Few Turkish financers expected to find themselves standing up for Murat Cetinkaya, Turkey’s former central bank governor, whose three years in office were often marred by erratic and unorthodox policy making.
But his sacking over the weekend by President Recep Tayyip Erdogan after a clash over the pace of interest rate cuts drew howls of outrage.
“Removing the central bank’s governor in this manner will deal a big blow to its institutional structure, capacity and independence,” Ibrahim Turhan, a former deputy central bank governor, wrote on Twitter.
The manner of Mr Cetinkaya’s departure means that the new governor, his former deputy Murat Uysal, risks being seen as beholden to the president. Faik Oztrak, a former senior Treasury official and a member of Turkey’s main opposition party, warned that the central bank had become “a prisoner of the presidential palace”.
The firing of Mr Cetinkaya has deepened the already profound concerns among investors about Mr Erdogan’s dominance over all areas of government policy, including economic management.
Some now fear that, if the new governor faces pressure to aggressively cut rates, Turkey could be headed for a repeat of the currency crisis last summer that wiped 30 per cent off the value of the Turkish lira in 2018, caused inflation to skyrocket and triggered a recession. Analysts say that this would be a lot more painful a second time round, especially for Turkish corporates that are saddled with foreign currency debt and their lenders.
In Asia trading on Monday, the lira fell as much as 3 per cent to a low of 5.793 per dollar before trimming losses to be 2.2 per cent lower as of the early afternoon in Hong Kong.
“If you are hit by another exchange rate shock when the economy is already in a recession that will severely limit your ability to pay back your debt,” said Selva Demiralp, a professor of economics at Istanbul’s Koc university. “We haven’t even resolved the first crisis yet … Another hit is only going to make things worse.”
When Mr Cetinkaya was appointed as governor three years ago, he was widely seen as a lackey of Berat Albayrak, Mr Erdogan’s powerful son-in-law, who last year became treasury and finance minister.
Under fire from Mr Erdogan — a notorious opponent of high interest rates — he drew criticism from investors for failing to respond quickly enough to steep slides in the lira.
When the currency plunged last August, the bank waited six weeks before raising its benchmark rate to 24 per cent.
Though investors have been alarmed by other unorthodox tactics, most notably the bank’s efforts to disguise an erosion of its foreign currency reserves, they have praised Mr Cetinkaya for keeping the main rate on hold since September.
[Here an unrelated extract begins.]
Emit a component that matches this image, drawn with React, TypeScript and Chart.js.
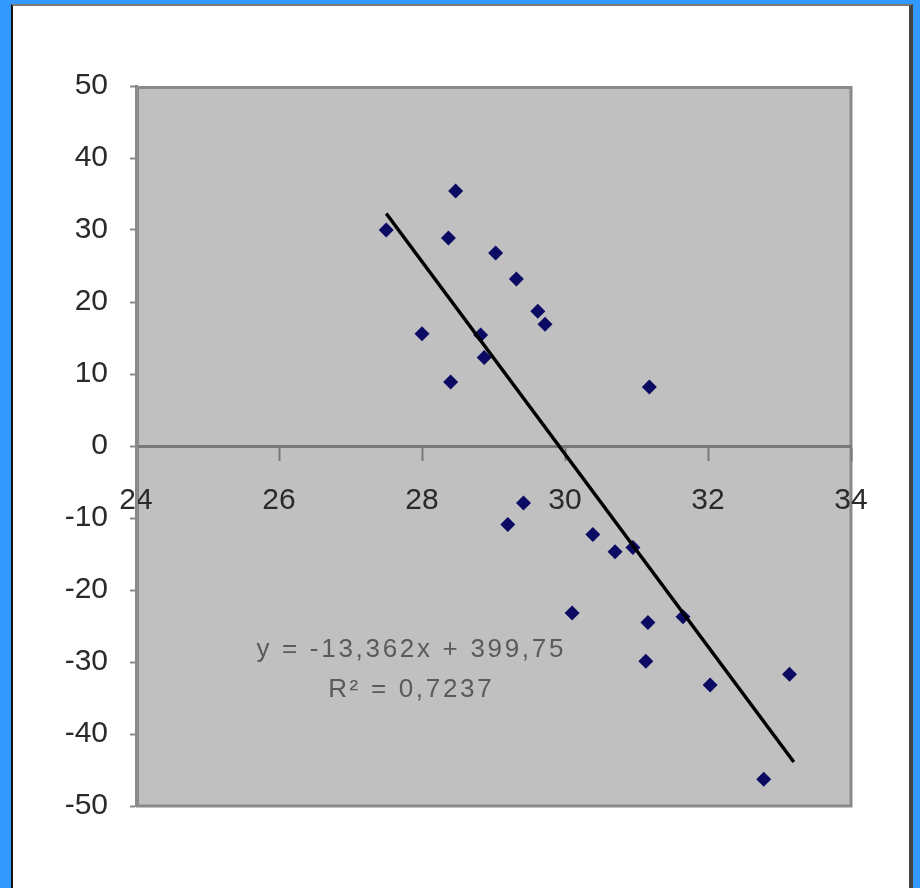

Inflation fell to 15.7 per cent last month, while the large current account deficit has drastically shrunk.
Yet, behind the scenes, tensions were mounting. The central bank governor increasingly clashed with Mr Albayrak, according to several people familiar with the matter. The finance minister acted as an emissary for the president, whom Mr Cetinkaya had not seen one-on-one for almost a year prior to his sacking.
Mr Cetinkaya angered the finance minister by refusing to cut rates at the last meeting of the monetary policy committee in June. They tussled again over the plans for the next meeting, in late July, when Mr Cetinkaya was willing to lower rates — but not as much as Mr Albayrak wanted. Mr Erdogan last month warned that high rates were “hurting” Turkey and promised that a “definitive solution” would be found soon.
Less than three weeks later, Mr Cetinkaya — who refused to resign — had been fired. Legal experts said that the manner of the sacking, by presidential decree, was illegal.
A finance ministry spokesman did not respond to a request for comment. But Mr Erdogan all but confirmed the dispute over rates at a meeting of ruling party MPs on Saturday, according to Turkey’s Hurriyet newspaper.
It is unclear how the new governor will fare. One Turkish financier described the former executive at the state-owned Halkbank as “smart” but voiced concern about his ability to stand up to the government. Another said that his surname — which means ‘meek’ or ‘malleable’ in Turkish — was a fair representation of his character. He is said to have advocated for a rate cut at the last meeting of the monetary policy committee.
Investors worry that Mr Uysal will now face pressure to sharply cut rates at the next MPC meeting on July 25 — a move that they say would exacerbate the deep problems in the economy. “The move will lead to a much weaker currency,” said Abbas Ameli-Renani, a portfolio manager at the asset manager Amundi.
Paul McNamara, a fund manager at GAM, said he feared that Mr Erdogan was bent on pursuing “growth at all costs”. He warned: “If they’re going to try and short circuit the recession by trying to pile more loans into a weak economy, that’s the scenario where things can start to go quite seriously wrong in Turkey.”
The upheaval at the central bank comes as Turkey prepares to take delivery of a Russian S-400 air defence system that risks triggering US sanctions and spooking the financial markets.
Durmus Yilmaz, a former central bank governor and deputy chairman of the opposition IYI party, said Mr Uysal had a “very difficult” road ahead of him. He said: “If he wants to behave differently [from the government’s wishes], his outcome will be no different from Mr Cetinkaya’s.”